O nosso país, Moçambique, possui 15 línguas próprias, nomeadamente: kimwane, extensão geográfica - Cabo Delgado. Shimakonde, extensão geográfica- Cabo Delgado. Ciyao, extensão geográfica - Niassa e Cabo Delgado. Cinyanja, extensão geográfica- Niassa, Zambézia e Tete. Emakhuwa, extensão geográfica-Nampula, Cabo Delgado, Niassa e Zambézia. Echuwabo, extensão geográfica - Zambézia e Sofala. Cinyungwe, extensão geográfica- Tete e Manica. Cisena, extensão geográfica- Sofala, Manica, Zambézia e Tete. Cindau, extensão geográfica - Sofala e Inhambane. Cishona, extensão geográfica - Sofala, Manica e Inhambane. Gitonga, extensão geográfica - Inhambane. Cichopi, extensão geográfica- Inhambane e Gaza. Xironga, extensão geográfica - Maputo. Xitswa e Xichangana, extensão geográfica - Inhambane e Maputo. (INDE – Instituto Nacional do Desenvolvimento da Educação de Moçambique, 2000)
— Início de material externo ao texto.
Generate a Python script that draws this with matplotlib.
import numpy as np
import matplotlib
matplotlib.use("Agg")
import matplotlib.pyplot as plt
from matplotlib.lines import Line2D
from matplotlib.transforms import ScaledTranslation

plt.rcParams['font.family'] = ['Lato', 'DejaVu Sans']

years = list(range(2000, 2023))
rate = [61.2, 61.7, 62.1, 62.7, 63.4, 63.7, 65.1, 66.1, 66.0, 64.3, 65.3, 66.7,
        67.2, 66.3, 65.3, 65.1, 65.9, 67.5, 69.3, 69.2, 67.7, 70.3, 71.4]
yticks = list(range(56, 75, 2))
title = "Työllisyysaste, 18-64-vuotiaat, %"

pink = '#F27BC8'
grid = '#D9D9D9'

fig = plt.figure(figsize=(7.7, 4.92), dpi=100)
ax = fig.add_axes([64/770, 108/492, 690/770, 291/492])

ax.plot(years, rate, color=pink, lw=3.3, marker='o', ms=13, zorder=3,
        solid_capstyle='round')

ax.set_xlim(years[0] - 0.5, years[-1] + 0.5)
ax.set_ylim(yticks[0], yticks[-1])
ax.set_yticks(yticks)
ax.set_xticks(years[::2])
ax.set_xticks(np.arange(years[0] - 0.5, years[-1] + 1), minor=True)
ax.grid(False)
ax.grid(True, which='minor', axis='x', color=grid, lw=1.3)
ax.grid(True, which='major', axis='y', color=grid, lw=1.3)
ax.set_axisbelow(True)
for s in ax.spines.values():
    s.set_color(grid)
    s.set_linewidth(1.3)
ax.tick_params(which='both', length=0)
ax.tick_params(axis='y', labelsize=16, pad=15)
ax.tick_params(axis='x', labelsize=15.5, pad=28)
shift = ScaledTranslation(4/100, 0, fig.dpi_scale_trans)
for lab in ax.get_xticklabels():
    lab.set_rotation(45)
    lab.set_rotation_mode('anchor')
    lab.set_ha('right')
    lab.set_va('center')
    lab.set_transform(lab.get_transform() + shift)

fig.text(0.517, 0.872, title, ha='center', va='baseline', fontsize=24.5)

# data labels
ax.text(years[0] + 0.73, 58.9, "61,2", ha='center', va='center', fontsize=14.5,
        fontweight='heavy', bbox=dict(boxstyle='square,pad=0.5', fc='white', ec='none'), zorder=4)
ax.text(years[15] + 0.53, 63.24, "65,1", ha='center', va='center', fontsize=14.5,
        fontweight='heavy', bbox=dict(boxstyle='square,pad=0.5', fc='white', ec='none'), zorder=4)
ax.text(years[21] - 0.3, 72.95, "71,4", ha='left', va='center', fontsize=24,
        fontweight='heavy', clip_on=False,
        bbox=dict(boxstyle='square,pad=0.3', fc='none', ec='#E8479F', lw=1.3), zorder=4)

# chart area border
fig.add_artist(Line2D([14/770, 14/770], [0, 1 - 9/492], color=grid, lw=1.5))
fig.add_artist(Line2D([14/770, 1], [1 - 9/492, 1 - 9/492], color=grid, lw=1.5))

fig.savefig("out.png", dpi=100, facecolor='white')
E as línguas vernaculares faladas em Moçambique pertencem todas ao grupo de línguas Bantu.
O Emakhuwa é a língua com maior número de falantes, com cerca de 3.500.000, seguido por xichangana, com 1.150.000 falantes e Cisena, com 1.086.000 falantes. (idem)
Nenhuma destas línguas é usada para o ensino ou administração pública! Alguns linguistas dizem que as suas pesquisas indicam que o Xironga, falado por cerca de 500.000 pessoas, e o Gitonga (bitonga), falado por cerca de 250.000 pessoas, tende a desaparecer!
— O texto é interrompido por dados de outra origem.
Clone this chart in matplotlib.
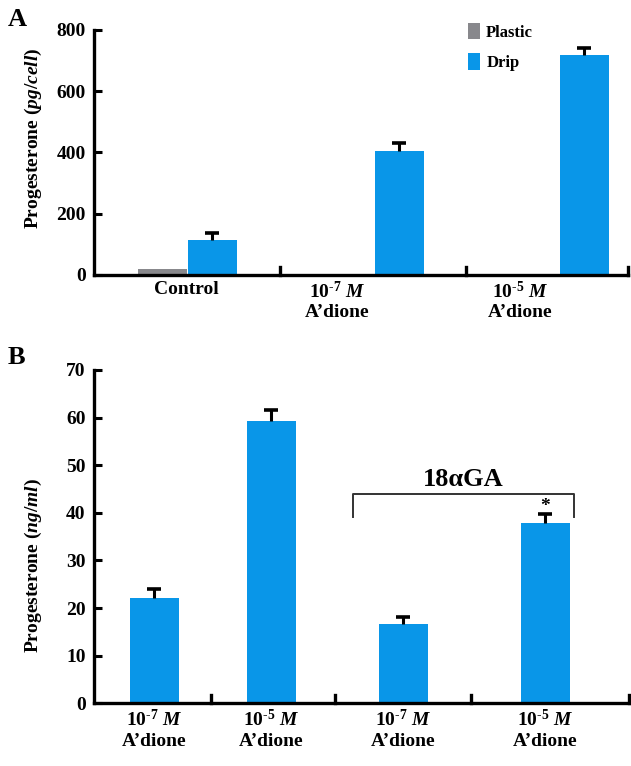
import matplotlib
matplotlib.use("Agg")
import matplotlib.pyplot as plt

plt.rcParams['font.family'] = ['Liberation Serif', 'DejaVu Serif']
plt.rcParams['font.weight'] = 'bold'
plt.rcParams['axes.labelweight'] = 'bold'
plt.rcParams['mathtext.fontset'] = 'custom'
plt.rcParams['mathtext.rm'] = 'Liberation Serif:bold'
plt.rcParams['mathtext.it'] = 'Liberation Serif:bold:italic'
plt.rcParams['mathtext.bf'] = 'Liberation Serif:bold'

BLUE = '#0996E8'
GRAY = '#88888C'

# ---------- Panel A data ----------
a_categories = ['Control', '10$^{\\text{-7}}$ $\\mathit{M}$\nA\u2019dione', '10$^{\\text{-5}}$ $\\mathit{M}$\nA\u2019dione']
a_plastic = [20]
a_drip = [115, 406, 717]
a_drip_err = [21, 25, 25]
a_yticks = [0, 200, 400, 600, 800]

# ---------- Panel B data ----------
b_categories = ['10$^{\\text{-7}}$ $\\mathit{M}$\nA\u2019dione', '10$^{\\text{-5}}$ $\\mathit{M}$\nA\u2019dione',
                '10$^{\\text{-7}}$ $\\mathit{M}$\nA\u2019dione', '10$^{\\text{-5}}$ $\\mathit{M}$\nA\u2019dione']
b_values = [22.2, 59.3, 16.6, 37.9]
b_err = [1.8, 2.2, 1.5, 1.9]
b_yticks = [0, 10, 20, 30, 40, 50, 60, 70]

# positions (in pixel-like axis units)
a_drip_x = [118, 305, 490]
a_plastic_x = [68.5]
a_label_x = [92, 243, 426]
a_sep_x = [186, 372, 534]
bw = 49
cap_half = 7

b_x = [60, 177, 309, 451]
b_sep_x = [116.5, 241, 377, 535]

fig = plt.figure(figsize=(6.31, 7.66), dpi=100)

def style(ax, xmax):
    ax.spines['top'].set_visible(False)
    ax.spines['right'].set_visible(False)
    for s in ('left', 'bottom'):
        ax.spines[s].set_linewidth(2.4)
        ax.spines[s].set_color('black')
    ax.tick_params(axis='y', direction='in', length=6, width=2.2, labelsize=14, pad=6)
    ax.tick_params(axis='x', length=0, labelsize=14, pad=4)
    ax.set_xlim(0, xmax)

def upper_err(ax, xs, vals, errs):
    tops = [v + e for v, e in zip(vals, errs)]
    ax.vlines(xs, vals, tops, colors='black', linewidth=2.2, zorder=3)
    ax.hlines(tops, [x - cap_half for x in xs], [x + cap_half for x in xs],
              colors='black', linewidth=2.6, zorder=3)

# ---------- Panel A ----------
axA = fig.add_axes([94/631, 1-275/766, 534/631, 245/766])
axA.bar(a_plastic_x, a_plastic, width=bw, color=GRAY, label='Plastic', zorder=2)
axA.bar(a_drip_x, a_drip, width=bw, color=BLUE, label='Drip', zorder=2)
upper_err(axA, a_drip_x, a_drip, a_drip_err)
axA.set_ylim(0, 800)
axA.set_yticks(a_yticks)
axA.set_xticks(a_label_x)
axA.set_xticklabels(a_categories)
style(axA, 534)
for xs in a_sep_x:
    axA.plot([xs, xs], [0, 800*8/245], color='black', lw=2.4, clip_on=False, zorder=4)
axA.set_ylabel('Progesterone ($\\mathit{pg/cell}$)', fontsize=14, fontweight='bold')
axA.yaxis.set_label_coords((44-94)/534, (275-138)/245)
leg = axA.legend(loc='upper left', bbox_to_anchor=(0.672, 1.09), frameon=False,
                 fontsize=12, handlelength=0.75, handleheight=1.15, handletextpad=0.35,
                 labelspacing=0.75)
fig.text(8/631, 1-26/766, 'A', fontsize=19, fontweight='bold')

# ---------- Panel B ----------
axB = fig.add_axes([94/631, 1-703.3/766, 535/631, 333.3/766])
axB.bar(b_x, b_values, width=bw, color=BLUE, zorder=2)
upper_err(axB, b_x, b_values, b_err)
axB.set_ylim(0, 70)
axB.set_yticks(b_yticks)
axB.set_xticks(b_x)
axB.set_xticklabels(b_categories)
style(axB, 535)
for xs in b_sep_x:
    axB.plot([xs, xs], [0, 70*8/333.3], color='black', lw=2.4, clip_on=False, zorder=4)
axB.set_ylabel('Progesterone ($\\mathit{ng/ml}$)', fontsize=14, fontweight='bold')
axB.yaxis.set_label_coords((44-94)/535, (703.3-565)/333.3)

# bracket
bx0, bx1, by_top, by_bot = 259, 480, 44.0, 39.2
axB.plot([bx0, bx0, bx1, bx1], [by_bot, by_top, by_top, by_bot], color='#333333', lw=1.4, zorder=3)
axB.text((bx0 + bx1) / 2, by_top + 0.6, '18\u03b1GA', ha='center', va='bottom', fontsize=19,
         fontweight='bold')
axB.text(b_x[3], b_values[3] + b_err[3] - 0.3, '*', ha='center', va='bottom', fontsize=14,
         fontweight='bold')
fig.text(8/631, 1-364/766, 'B', fontsize=19, fontweight='bold')

fig.savefig('out.png', dpi=100)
O português é a língua oficial, embora apenas uns meros 2.5% da população moçambicana, de aproximadamente 30 milhões, o tenha como língua primeira. E, erradamente, porque induzidos maliciosamente por Portugal, dizemos que “somos cidadãos lusófonos”!
O Desenvolvimento está intrinsecamente ligado à Educação. Lendo parte da vasta biografia sobre educação, depreende-se que a aprendizagem está obviamente ligada à língua; ao domínio dos códigos linguísticos, o que propicia o aproveitamento no mundo académico e profissional. Nós, africanos, temos, modo geral, como língua primeira as nossas línguas nativas. Segundo Jean Piaget, Biólogo e Psicólogo suíço (este que é considerado pai da Psicologia da Aprendizagem), ninguém pode ter sucesso no ensino e aprendizagem se as matérias para tal não forem ministradas na sua língua primeira; de facto - ora, como é que uma criança, nascida e gerada no meio do Xitswa e aos 6, 7 anos seja obrigada a aprender em língua portuguesa, possa assimilar a matéria? Lamentamos o fraco aproveitamento escolar nas classes iniciais, algo que se repercute nas classes avançadas e na universidade, porque ignoramos este factor linguístico!
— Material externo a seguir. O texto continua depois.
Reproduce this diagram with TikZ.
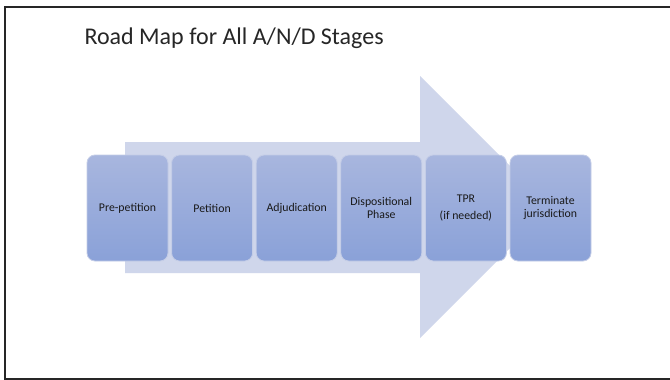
\documentclass[tikz,border=0pt]{standalone}
\usepackage{fontspec}
\setmainfont{Carlito}
\definecolor{arrowfill}{RGB}{207,214,235}
\definecolor{boxtop}{RGB}{168,182,222}
\definecolor{boxbottom}{RGB}{138,161,216}
\definecolor{boxedge}{RGB}{196,205,231}
\tikzset{
  stagebox/.style={rounded corners=8pt, top color=boxtop, bottom color=boxbottom,
    draw=boxedge, line width=0.8pt, minimum width=81pt, minimum height=106pt,
    inner sep=0pt, align=center, font=\fontsize{11.8}{13}\selectfont, text=black!90}
}
\begin{document}
\begin{tikzpicture}
        [x=1pt,y=-1pt]
        \useasboundingbox (0,0) rectangle (670,380);
        \fill[white] (0,0) rectangle (670,380);
        \draw[line width=1.6pt, black!85] (676,7) -- (5,7) -- (5,379) -- (676,379);

        \node[anchor=base west, font=\fontsize{24}{28}\selectfont, text=black!85] (title) at (81,44) {Road Map for All A/N/D Stages};

        \fill[arrowfill] (125,142) -- (420,142) -- (420,76) -- (551,207)
          -- (420,338) -- (420,273) -- (125,273) -- cycle;

        \foreach \i/\name/\txt in {0/pre/Pre-petition, 1/pet/Petition, 2/adj/Adjudication,
          3/disp/{Dispositional\\Phase}, 4/tpr/{TPR\\[4pt](if needed)},
          5/term/{Terminate\\jurisdiction}}
        {\node[stagebox] (\name) at (127.5+84.6*\i,208) {\txt};}
      \end{tikzpicture}
\end{document}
Portugal não permitiu o uso de nenhuma língua africana no ensino, em países onde fez a colonização. A Bélgica permitiu duas línguas africanas onde foi colonizador, a França quatro e a Inglaterra permitiu 13 (Banco Mundial, 1988). O resultado disso é que as ex-colónias portuguesas são as mais atrasadas em termos de desenvolvimento científico, económico e social do continente, pois esta situação continua nos dias de hoje – no nosso país e no grupo dos países de expressão portuguesa em África, nenhum curso profissionalizante, como agro-pecuária, carpintaria, serralharia, condução de veículos automóveis, canalização…é ministrado em alguma língua local.
Os sistemas escolares de África; exactamente por causa da falta do uso das línguas vernaculares na educação, servem, apenas, para treinar elites a dirigir a burocracia e o sector moderno da economia para acomodar agendas das multinacionais e empresas estrangeiras (autênticas aves de rapina que sugam toda a nossa riqueza), em detrimento da formação de recursos humanos capazes de provocar um verdadeiro desenvolvimento e bem-estar dos respectivos povos. Os sistemas escolares de África, porque não são de um paradigma genuíno de consonância com as raízes e características sociolinguísticas intrínsecas, não produzem empresários locais, não produzem mentes críticas sobre as nossas riquezas e sobre uma administração genuinamente africana para a ordem e desenvolvimento das nações.